Diario de un náufrago electoral VI
La semana santa se ha salido con la suya. Los candidatos no necesitan intervención sobrenatural para tropezar en su propia (mala) sombra y, mientras están entretenidos en el slapstick del debate del debate, los náufragos podemos echar un vistazo al paisaje que nos rodea donde se nos impone la catedral de París reventada por el fuego. Es la mala noticia; la buena es el reestreno de La vida de Brian, una película imperecedera que a cada revisión nos recuerda lo grato que es encontrar the bright side of life. Cuando se estrenó fue unánimemente condenada por católicos, luteranos y judíos, que pueden pasarse décadas degollándose unos a otros, pero que en un plisplás acuerdan una tregua para linchar a una compañía de cómicos. Ahora mismo, es seguro que los dos papas de Roma, que están a la greña sobre quién o qué es responsable de la pederastia clerical, estarían de acuerdo en mandar a la hoguera a los Monty Python. Este es el sentido del humor que celebramos en semana santa. El gusto por la aflicción es uno de los rasgos más intrigantes de la condición humana y entre nosotros goza de un festejo prolongado y grandioso en estos días.

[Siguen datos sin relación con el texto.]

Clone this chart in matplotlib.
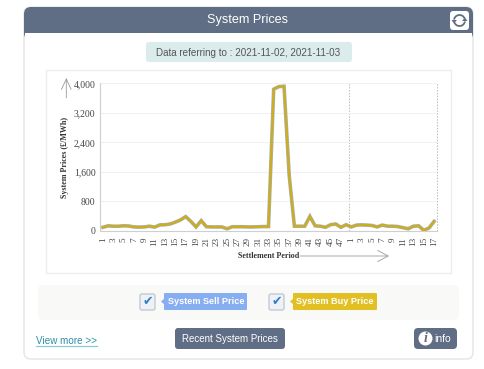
import matplotlib
matplotlib.use("Agg")
import matplotlib.pyplot as plt
from matplotlib.patches import FancyBboxPatch, Rectangle, Circle, Arc, Polygon

W, H = 485, 369

# settlement periods of both days
periods = list(range(1, 49)) + list(range(1, 18))
buy_price = [100, 140, 130, 130, 140, 135, 110, 105, 110, 130, 105, 165, 170, 190, 240, 300,
             390, 260, 110, 280, 115, 110, 110, 110, 60, 115, 115, 115, 110, 110, 115, 120,
             120, 3840, 3910, 3920, 1500, 130, 130, 130, 395, 140, 130, 100, 170, 190, 100, 170,
             110, 160, 165, 160, 150, 110, 160, 130, 130, 120, 90, 60, 130, 140, 20, 80, 260]
sell_price = list(buy_price)
y_ticks = [0, 800, 1600, 2400, 3200, 4000]
y_labels = ["0", "800", "1,600", "2,400", "3,200", "4,000"]

SLATE = "#5f6e85"
UI_FONT = "Liberation Sans"
SERIF = "Liberation Serif"


def box(ax, x0, y0, x1, y1, fc, ec="none", r=3, lw=1, z=1):
    p = FancyBboxPatch((x0 + r, y0 + r), x1 - x0 - 2 * r, y1 - y0 - 2 * r,
                       boxstyle=f"round,pad={r},rounding_size={r}",
                       fc=fc, ec=ec, lw=lw, zorder=z)
    ax.add_patch(p)


fig = plt.figure(figsize=(W / 100, H / 100), dpi=100, facecolor="white")

# page layer, in pixels
bg = fig.add_axes([0, 0, 1, 1])
bg.set_xlim(0, W)
bg.set_ylim(H, 0)
bg.axis("off")

# panel and header
box(bg, 24, 7, 473, 359, "white", "#e4e4e4", r=7, lw=1)
box(bg, 24, 7, 473, 40, SLATE, r=7, z=2)
bg.add_patch(Rectangle((24, 22), 449, 11, fc=SLATE, ec="none", zorder=2))
bg.add_patch(Rectangle((25, 33), 447, 9, fc="white", ec="none", zorder=2))
bg.text(248, 20, "System Prices", color="white", fontsize=9.1, family=UI_FONT,
        ha="center", va="center", zorder=3)

# refresh button
box(bg, 450, 11, 469, 30, "white", r=3, z=3)
bg.add_patch(Arc((459.5, 20.5), 11, 11, theta1=190, theta2=340, color=SLATE, lw=1.3, zorder=4))
bg.add_patch(Arc((459.5, 20.5), 11, 11, theta1=10, theta2=160, color=SLATE, lw=1.3, zorder=4))
bg.add_patch(Polygon([(451.5, 20), (457, 20), (454, 23.5)], fc=SLATE, ec="none", zorder=4))
bg.add_patch(Polygon([(462, 21), (467.5, 21), (465, 17.5)], fc=SLATE, ec="none", zorder=4))

# date pill
box(bg, 146, 42, 352, 62, "#dbecec", r=3)
bg.text(248.5, 52.5, "Data referring to : 2021-11-02, 2021-11-03", color="#555555",
        fontsize=7.15, family=UI_FONT, ha="center", va="center", zorder=3)

# chart frame
bg.add_patch(Rectangle((46, 70), 405, 203, fc="white", ec="#eeeeee", lw=1))

# axis arrows
bg.annotate("", xy=(66.3, 78), xytext=(66.3, 98), zorder=3,
            arrowprops=dict(arrowstyle="->,head_length=0.75,head_width=0.35", color="#999999", lw=0.6,
                            shrinkA=0, shrinkB=0))
bg.annotate("", xy=(389, 256), xytext=(300, 256), zorder=3,
            arrowprops=dict(arrowstyle="->,head_length=0.75,head_width=0.4", color="#999999", lw=0.6,
                            shrinkA=0, shrinkB=0))

# legend strip
box(bg, 38, 285, 459, 320, "#f9f9f8", r=5)
for x0, x1, tx, color, label in [(164, 247, 206, "#86aef0", "System Sell Price"),
                                 (293, 377, 334.6, "#e2c024", "System Buy Price")]:
    box(bg, x0, 293, x1, 310, color, r=1, z=3)
    bg.add_patch(Polygon([(x0 - 3, 301.5), (x0 + 1, 298), (x0 + 1, 305)], fc=color, ec="none", zorder=3))
    bg.text(tx, 301.8, label, color="white", fontsize=6.55, fontweight="bold", family=UI_FONT,
            ha="center", va="center", zorder=4)
    cx = x0 - 24
    box(bg, cx, 294, cx + 15, 310, "#eef1f6", "#c4c9d2", r=2, z=3)
    bg.text(cx + 7.5, 301.5, "\u2714", color="#2f80c8", fontsize=9, family="DejaVu Sans",
            ha="center", va="center", zorder=4)

# bottom row
bg.text(36, 340.5, "View more >>", color="#2a8fa8", fontsize=7.1, family=UI_FONT,
        ha="left", va="center", zorder=3)
bg.plot([36, 97], [345.5, 345.5], color="#8cc9d6", lw=0.9, zorder=3)
box(bg, 175, 328, 285, 349, SLATE, r=3, z=3)
bg.text(230, 338.5, "Recent System Prices", color="white", fontsize=7.05, family=UI_FONT,
        ha="center", va="center", zorder=4)
box(bg, 414, 328, 457, 349, SLATE, r=4, z=3)
bg.add_patch(Circle((425.5, 338.5), 7, fc="white", ec="none", zorder=4))
bg.text(425.5, 338.5, "i", color=SLATE, fontsize=10, family=SERIF, fontweight="bold", style="italic",
        ha="center", va="center", zorder=5)
bg.text(434, 339, "info", color="white", fontsize=7.5, family=UI_FONT, ha="left", va="center", zorder=4)

# chart itself
ax = fig.add_axes([100.3 / W, 1 - 231 / H, 336.4 / W, 147.7 / H], facecolor="none")
xs = list(range(len(periods)))
ax.plot(xs, sell_price, color="#a9b0ba", lw=2.6, solid_joinstyle="miter", zorder=3)
ax.plot(xs, buy_price, color="#ccad1f", lw=1.7, solid_joinstyle="miter", zorder=4)

ax.set_xlim(-0.5, len(periods) - 0.5)
ax.set_ylim(0, 4000)
ax.set_yticks(y_ticks, y_labels, fontsize=6.9, family=SERIF, color="#444444")
ax.set_xticks(xs[::2], [str(p) for p in periods[::2]], rotation=90, fontsize=6.6,
              family=SERIF, color="#444444")
ax.tick_params(length=0, pad=3.5)
ax.tick_params(axis="x", pad=4.5)
ax.grid(axis="y", color="#f1f1f1", lw=0.8, zorder=0)
for x in [47.5, len(periods) - 0.5]:
    ax.axvline(x, color="#bbbbbb", lw=0.7, ls=(0, (1.5, 1.5)), zorder=1, clip_on=False)
for s in ["top", "right"]:
    ax.spines[s].set_visible(False)
for s in ["left", "bottom"]:
    ax.spines[s].set_color("#cfcfcf")
    ax.spines[s].set_linewidth(0.8)

bg.text(65.5, 157, "System Prices (£/MWh)", rotation=90, fontsize=5.8, fontweight="bold", family=SERIF,
        color="#333333", ha="center", va="center", zorder=3)
bg.text(269, 256, "Settlement Period", fontsize=5.8, fontweight="bold", family=SERIF,
        color="#333333", ha="center", va="center", zorder=3)

fig.savefig("out.png", dpi=100)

Millones de personas se implican en el tinglado de las cofradías y procesiones donde el oro y la sangre forman una amalgama exhibicionista e hipnótica. Celebramos el triunfo de la muerte y no es extraño que escolten la celebración militares armados que alardean de tenerla por novia, aunque más bien son sus rufianes y la muerte su puta, que comparten con mucho gusto con quien se les pone a tiro.
Las elites económicas y los gobernantes están encantados con esta farfolla, que fomentan y subvencionan desde que tenemos memoria histórica. Es la pulsión que ha apresurado a los grandes industriales franceses del lujo y de la moda a desembolsar cuantiosas donaciones para la restauración de Notre Dame, que no habrían apoquinado si el accidente hubiera sido la ruptura de una presa y una inundación con decenas de muertos. Eso sí, el vaticano no ha soltado ni un euro. Las reglas del juego están fijadas desde Constantino y el concilio de Nicea. La carga financiera es por cuenta de los laicos o del estado en su defecto; los curas ponen los oropeles y el ceremonial. Ayer, en esta capital de provincias podían verse familias de clase media que visitaban las iglesias del casco antiguo para admirar los altares ornamentales, cuajados de luz y flores, llamados monumentos en la jerga nacional-católica de cuando estas visitas eran obligatorias y la pasión de cristo era la de todos, de grado o por la fuerza. Las relaciones entre el laicismo proteico y la religión organizada ni se crean ni se destruyen, solo se transforman, y los monumentos de jueves santo no pueden competir en interés con la pantalla de un móvil. El observador diría que este peregrinaje al misterio estaba presidido por el despiste y la rutina –miradas fugaces, comentarios banales, prisa por salir del templo-, como de quien va en busca del tiempo perdido, y es que todos, también los católicos, hemos dejado de ser peregrinos para convertirnos en turistas.